Толстый купчина вполголоса беседовал с канцеляристом в темном углу сеней.
— Значит, не удастся сегодня?
— И думать нечего.
Услышав часть разговора, Егор замедлил шаги. Дело касалось и его.
— А если доложить?
— Порядок такой, что ни о ком не докладывают. К его превосходительству до полудня прямо итти можно. Да это только так говорится. В той палате сколько народу сидит, дожидается. А они запершись сидят с советником Хрущовым, — пока не кончат, никому нельзя. Дальше — вызванных много. Опять же сегодня шихтмейстеров на частные заводы отправляют. Вы уж завтра наведайтесь.
Купчина вздыхал, крякал и шептал что-то совсем на ухо канцеляристу, а тот глядел в пол и разводил руками.
Егор неожиданно для самого себя сорвался с места, пробрался через толкучку первой палаты и оказался во второй, поменьше и поуже. Здесь вдоль стен сидели горные чиновники в париках, в мундирах. Они развалились на стульях в позах терпеливого ожидания. Прямо — большая закрытая дверь с блестящей медной ручкой. Не замедляя шага, ни на кого не глядя, Егор подошел к двери, взялся за ручку, потянул — дверь открылась.
Худое, обтянутое болезненной желтой кожей лицо с калмыцкими глазами, с жестокими тонкими губами, в рамке большого парика, — только и видел Егор перед собой. Остальное расплывалось в тумане. Он стоял перед главным командиром уральских и сибирских горных заводов — Василием Никитичем Татищевым.

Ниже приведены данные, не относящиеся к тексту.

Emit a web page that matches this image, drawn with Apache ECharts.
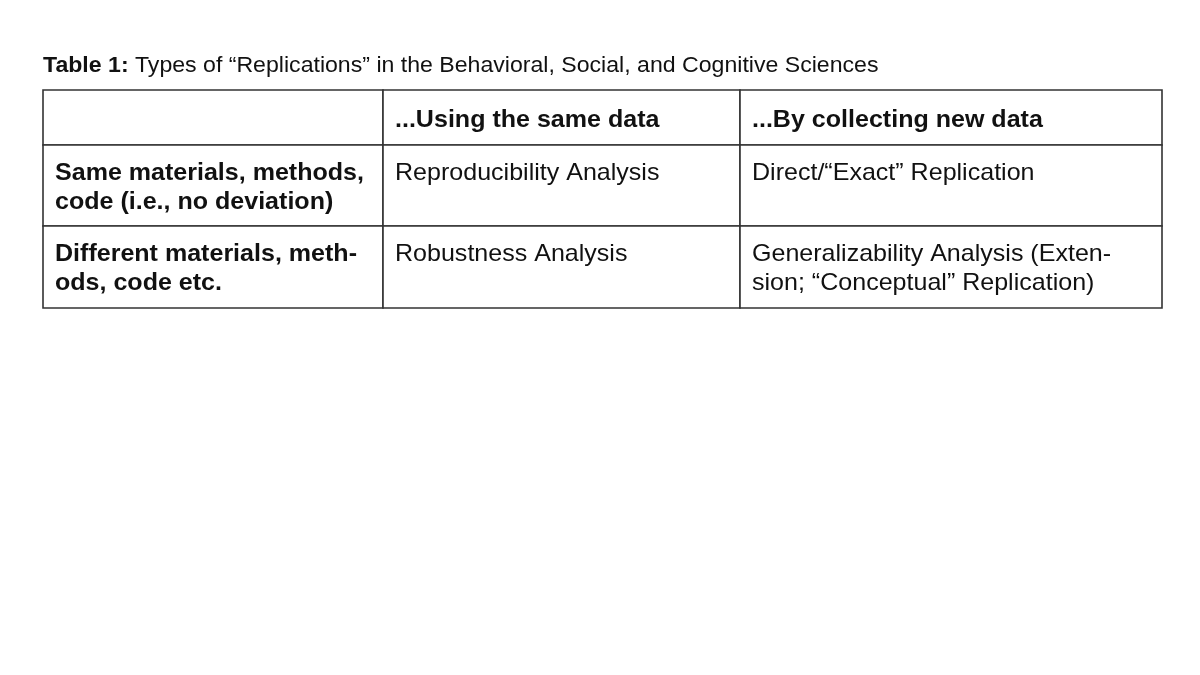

— Кто таков? — быстро и невнятно спросил Татищев.
Точно со стороны услышал Егор свой ответ:
— Егор Сунгуров, арифметический ученик.
— Ну?
— Ваше превосходительство… я… беглый…
— Будешь бит, — быстро сказал Татищев, и тут удивление и гнев немного раскрыли его глаза. — Почему ко мне? А? В полицию. К Арефьеву. Марш!
Егор пошатнулся и окаменевшими ногами сделал три шага к дверям.